What you should do: What is to be printed is the span of lines starting at the one containing "Emit a Python script that matches this image, drawn with Plotly." and ending at the one containing "import plotly.graph_objects as go", reproduced exactly with pictures left out.

— Begin Records for this exercise —

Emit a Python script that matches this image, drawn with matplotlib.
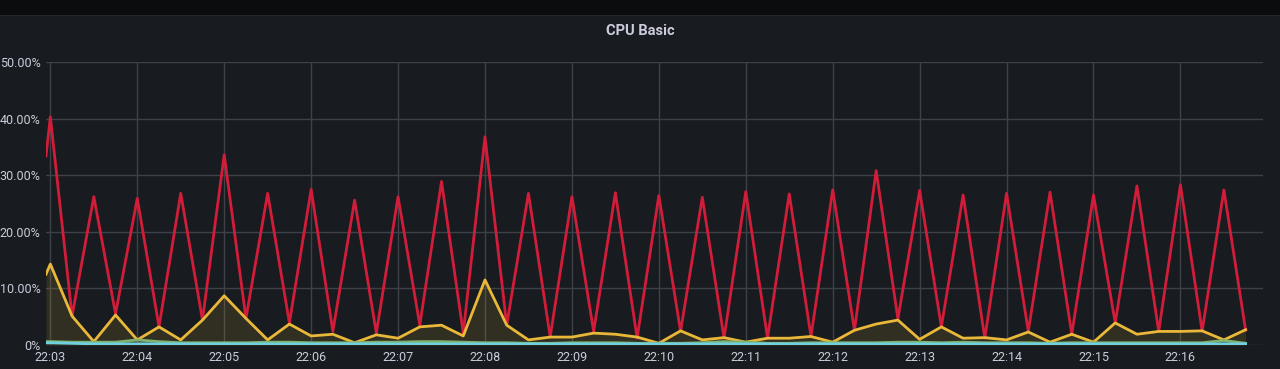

— End Records for this exercise —
— Begin Records for this exercise —

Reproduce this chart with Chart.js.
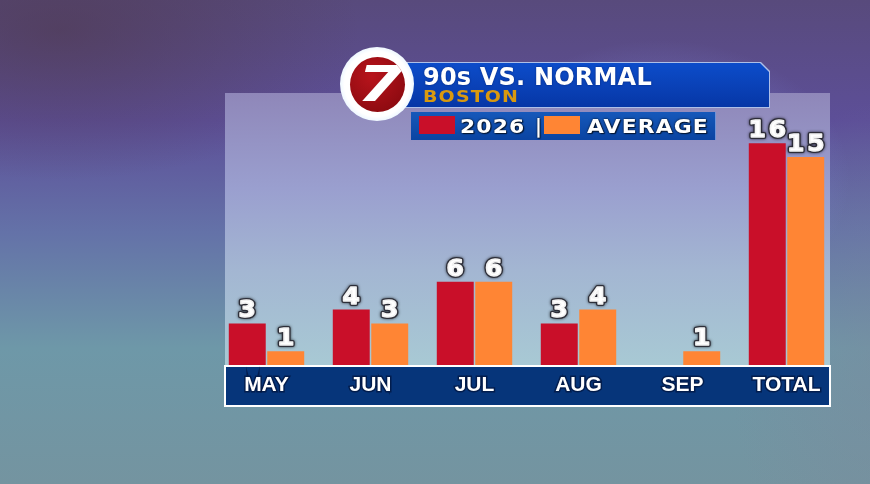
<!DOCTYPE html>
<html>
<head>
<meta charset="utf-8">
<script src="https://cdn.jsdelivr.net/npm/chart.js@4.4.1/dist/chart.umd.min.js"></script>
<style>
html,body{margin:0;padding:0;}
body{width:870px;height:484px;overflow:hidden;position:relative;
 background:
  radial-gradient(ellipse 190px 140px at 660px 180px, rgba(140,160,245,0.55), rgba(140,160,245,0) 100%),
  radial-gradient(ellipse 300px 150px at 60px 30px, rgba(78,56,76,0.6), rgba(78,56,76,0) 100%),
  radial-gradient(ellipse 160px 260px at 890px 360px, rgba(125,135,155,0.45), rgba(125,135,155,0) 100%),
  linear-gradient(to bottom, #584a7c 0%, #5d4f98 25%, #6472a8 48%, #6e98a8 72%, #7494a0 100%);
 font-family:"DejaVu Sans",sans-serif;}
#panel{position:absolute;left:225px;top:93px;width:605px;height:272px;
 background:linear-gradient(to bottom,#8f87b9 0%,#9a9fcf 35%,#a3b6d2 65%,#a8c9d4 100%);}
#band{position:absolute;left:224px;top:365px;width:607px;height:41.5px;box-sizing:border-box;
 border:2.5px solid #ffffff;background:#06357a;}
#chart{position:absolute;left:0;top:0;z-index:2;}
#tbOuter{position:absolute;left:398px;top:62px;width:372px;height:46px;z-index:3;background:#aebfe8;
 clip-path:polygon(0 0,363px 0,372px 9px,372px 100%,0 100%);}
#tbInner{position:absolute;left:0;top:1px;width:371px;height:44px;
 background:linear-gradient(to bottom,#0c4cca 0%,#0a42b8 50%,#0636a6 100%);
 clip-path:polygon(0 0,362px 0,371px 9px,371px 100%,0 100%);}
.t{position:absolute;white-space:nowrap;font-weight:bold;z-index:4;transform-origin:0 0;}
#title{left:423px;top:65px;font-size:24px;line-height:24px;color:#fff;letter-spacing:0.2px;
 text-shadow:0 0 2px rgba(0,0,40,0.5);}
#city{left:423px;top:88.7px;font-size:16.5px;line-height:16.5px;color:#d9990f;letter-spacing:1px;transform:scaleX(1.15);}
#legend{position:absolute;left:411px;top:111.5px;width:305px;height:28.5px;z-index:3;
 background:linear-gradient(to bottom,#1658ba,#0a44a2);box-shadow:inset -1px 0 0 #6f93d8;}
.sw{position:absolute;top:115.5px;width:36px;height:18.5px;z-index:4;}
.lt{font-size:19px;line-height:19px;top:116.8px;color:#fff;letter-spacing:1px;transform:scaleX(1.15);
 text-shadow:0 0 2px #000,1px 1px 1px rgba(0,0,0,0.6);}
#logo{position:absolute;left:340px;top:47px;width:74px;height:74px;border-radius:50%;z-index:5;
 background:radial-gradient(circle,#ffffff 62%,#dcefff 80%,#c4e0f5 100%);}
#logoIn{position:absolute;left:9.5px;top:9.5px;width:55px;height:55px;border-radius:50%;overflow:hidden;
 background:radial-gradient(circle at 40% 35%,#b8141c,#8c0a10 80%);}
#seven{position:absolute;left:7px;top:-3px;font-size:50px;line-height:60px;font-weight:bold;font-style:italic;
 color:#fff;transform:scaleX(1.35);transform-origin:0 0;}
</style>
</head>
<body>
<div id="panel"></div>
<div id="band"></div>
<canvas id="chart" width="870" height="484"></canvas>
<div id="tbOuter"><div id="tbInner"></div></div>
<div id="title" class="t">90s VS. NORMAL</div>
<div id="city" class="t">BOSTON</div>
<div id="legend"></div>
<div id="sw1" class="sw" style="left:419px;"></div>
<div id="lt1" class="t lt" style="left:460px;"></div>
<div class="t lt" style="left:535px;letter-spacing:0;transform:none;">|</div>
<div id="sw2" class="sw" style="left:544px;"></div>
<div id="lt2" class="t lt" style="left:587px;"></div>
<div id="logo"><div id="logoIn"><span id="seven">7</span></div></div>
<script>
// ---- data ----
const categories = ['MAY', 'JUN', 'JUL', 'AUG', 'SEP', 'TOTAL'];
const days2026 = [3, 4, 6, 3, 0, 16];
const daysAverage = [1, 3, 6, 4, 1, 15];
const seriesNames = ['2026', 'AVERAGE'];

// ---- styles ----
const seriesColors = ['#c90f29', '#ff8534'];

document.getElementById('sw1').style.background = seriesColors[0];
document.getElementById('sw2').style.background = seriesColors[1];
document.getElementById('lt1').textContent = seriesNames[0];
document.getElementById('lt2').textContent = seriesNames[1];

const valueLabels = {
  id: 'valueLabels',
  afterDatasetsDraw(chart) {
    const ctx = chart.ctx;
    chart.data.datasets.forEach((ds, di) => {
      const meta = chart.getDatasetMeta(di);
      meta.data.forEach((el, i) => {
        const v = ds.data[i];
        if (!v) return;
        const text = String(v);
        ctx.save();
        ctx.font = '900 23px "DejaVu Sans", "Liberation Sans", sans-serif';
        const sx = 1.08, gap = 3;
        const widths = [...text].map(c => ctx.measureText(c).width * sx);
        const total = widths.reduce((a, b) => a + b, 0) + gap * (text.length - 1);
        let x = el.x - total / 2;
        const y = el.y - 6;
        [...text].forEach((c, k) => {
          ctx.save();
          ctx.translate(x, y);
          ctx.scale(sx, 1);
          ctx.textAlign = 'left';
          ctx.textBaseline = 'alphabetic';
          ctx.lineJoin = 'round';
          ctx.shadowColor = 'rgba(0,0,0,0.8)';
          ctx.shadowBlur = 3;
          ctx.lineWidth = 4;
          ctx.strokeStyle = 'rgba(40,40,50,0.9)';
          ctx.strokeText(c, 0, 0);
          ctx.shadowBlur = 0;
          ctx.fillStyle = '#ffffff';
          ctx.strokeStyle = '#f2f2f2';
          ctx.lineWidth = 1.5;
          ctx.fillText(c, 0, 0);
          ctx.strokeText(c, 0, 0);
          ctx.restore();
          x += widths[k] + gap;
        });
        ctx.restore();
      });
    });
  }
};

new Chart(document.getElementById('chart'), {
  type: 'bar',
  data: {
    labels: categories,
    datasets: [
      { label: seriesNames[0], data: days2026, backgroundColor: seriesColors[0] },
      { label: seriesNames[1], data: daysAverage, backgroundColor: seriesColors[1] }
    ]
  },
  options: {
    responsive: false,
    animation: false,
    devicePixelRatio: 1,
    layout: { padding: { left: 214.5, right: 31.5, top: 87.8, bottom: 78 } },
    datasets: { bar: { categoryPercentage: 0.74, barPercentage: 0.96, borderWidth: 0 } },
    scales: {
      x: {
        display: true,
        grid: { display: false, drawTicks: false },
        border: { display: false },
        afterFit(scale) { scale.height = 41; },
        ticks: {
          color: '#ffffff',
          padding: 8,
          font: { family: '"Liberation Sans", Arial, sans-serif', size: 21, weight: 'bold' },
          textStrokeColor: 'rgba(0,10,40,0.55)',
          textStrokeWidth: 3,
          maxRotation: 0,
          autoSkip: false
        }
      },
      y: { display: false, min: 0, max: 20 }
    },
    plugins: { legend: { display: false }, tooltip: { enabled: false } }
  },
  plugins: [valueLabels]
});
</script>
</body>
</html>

— End Records for this exercise —
— Begin Records for this exercise —

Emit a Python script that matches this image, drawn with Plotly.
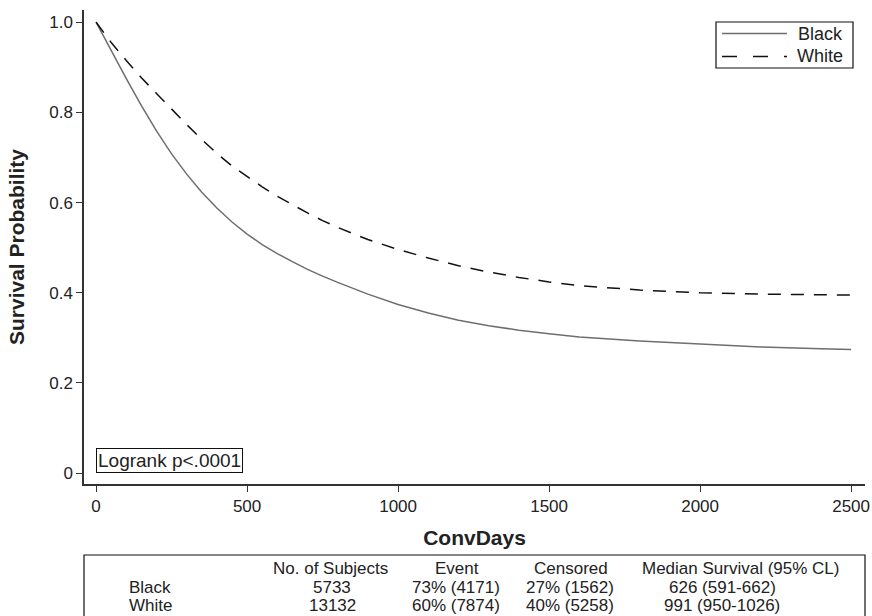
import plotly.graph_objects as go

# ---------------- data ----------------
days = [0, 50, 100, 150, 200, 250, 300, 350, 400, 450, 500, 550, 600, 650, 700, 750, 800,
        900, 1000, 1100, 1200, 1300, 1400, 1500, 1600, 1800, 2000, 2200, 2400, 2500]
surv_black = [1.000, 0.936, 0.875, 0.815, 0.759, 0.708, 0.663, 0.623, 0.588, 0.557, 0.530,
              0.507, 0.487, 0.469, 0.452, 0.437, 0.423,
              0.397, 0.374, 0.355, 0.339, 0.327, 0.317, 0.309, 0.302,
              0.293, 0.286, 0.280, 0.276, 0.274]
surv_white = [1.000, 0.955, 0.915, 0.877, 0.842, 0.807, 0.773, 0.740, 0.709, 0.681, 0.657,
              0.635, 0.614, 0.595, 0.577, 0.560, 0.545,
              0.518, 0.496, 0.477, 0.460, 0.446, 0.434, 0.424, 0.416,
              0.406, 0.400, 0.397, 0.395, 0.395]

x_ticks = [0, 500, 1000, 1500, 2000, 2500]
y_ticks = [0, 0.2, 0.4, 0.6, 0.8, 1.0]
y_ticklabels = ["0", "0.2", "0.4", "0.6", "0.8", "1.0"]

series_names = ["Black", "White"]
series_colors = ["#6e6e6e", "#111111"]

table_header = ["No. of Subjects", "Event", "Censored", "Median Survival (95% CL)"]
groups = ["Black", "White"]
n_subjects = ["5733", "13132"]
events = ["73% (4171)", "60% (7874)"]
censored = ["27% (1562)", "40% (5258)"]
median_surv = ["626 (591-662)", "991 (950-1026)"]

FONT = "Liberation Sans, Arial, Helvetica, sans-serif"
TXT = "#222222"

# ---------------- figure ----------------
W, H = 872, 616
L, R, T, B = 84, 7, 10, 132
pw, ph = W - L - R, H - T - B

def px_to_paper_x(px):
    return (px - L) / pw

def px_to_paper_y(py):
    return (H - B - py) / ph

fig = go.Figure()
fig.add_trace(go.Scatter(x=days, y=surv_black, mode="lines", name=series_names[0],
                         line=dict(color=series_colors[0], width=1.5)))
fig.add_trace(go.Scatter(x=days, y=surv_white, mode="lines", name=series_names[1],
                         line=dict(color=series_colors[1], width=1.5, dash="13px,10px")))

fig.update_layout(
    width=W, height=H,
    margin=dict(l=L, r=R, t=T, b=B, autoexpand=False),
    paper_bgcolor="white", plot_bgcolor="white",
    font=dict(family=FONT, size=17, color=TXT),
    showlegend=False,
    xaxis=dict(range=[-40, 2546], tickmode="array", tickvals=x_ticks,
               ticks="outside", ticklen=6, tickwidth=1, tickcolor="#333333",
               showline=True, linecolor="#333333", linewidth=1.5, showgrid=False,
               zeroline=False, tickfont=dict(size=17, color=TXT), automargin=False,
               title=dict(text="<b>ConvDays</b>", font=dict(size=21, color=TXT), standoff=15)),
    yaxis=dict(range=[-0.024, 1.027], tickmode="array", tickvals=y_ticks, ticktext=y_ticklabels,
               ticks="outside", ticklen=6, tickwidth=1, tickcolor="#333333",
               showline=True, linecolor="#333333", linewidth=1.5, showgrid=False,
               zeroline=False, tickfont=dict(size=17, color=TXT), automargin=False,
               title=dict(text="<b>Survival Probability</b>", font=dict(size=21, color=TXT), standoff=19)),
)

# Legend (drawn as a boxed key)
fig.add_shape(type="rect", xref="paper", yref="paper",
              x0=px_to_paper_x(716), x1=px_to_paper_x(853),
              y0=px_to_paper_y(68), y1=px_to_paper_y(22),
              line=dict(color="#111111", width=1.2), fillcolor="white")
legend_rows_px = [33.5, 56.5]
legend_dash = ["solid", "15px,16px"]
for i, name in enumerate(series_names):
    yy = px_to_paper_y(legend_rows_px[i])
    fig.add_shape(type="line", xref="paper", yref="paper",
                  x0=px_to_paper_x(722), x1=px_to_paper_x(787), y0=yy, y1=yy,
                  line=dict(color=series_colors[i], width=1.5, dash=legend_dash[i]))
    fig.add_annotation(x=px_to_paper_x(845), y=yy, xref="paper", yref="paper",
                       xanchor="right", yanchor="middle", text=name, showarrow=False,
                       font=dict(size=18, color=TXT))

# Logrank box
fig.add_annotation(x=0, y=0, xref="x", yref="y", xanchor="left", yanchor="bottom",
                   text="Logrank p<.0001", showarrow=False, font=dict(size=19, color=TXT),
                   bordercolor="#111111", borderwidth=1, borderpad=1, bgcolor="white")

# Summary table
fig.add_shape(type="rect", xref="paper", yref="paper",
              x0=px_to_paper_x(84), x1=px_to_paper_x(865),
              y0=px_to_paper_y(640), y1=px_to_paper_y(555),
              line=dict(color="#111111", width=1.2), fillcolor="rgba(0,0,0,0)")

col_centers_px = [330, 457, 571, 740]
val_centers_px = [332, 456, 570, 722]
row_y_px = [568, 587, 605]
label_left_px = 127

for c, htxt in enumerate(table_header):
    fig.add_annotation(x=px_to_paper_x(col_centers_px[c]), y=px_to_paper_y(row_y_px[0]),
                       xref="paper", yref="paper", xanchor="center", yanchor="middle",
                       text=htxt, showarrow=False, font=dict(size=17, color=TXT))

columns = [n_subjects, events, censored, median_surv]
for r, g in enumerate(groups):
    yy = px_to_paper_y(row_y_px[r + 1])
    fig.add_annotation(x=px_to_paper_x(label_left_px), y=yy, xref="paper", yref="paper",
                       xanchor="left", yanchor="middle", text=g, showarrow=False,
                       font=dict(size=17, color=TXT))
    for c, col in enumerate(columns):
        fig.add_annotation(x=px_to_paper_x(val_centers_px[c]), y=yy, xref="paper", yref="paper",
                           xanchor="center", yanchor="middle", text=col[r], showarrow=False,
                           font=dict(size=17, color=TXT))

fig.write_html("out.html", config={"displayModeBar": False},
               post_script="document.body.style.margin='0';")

— End Records for this exercise —

Completed task:
Emit a Python script that matches this image, drawn with Plotly.
import plotly.graph_objects as go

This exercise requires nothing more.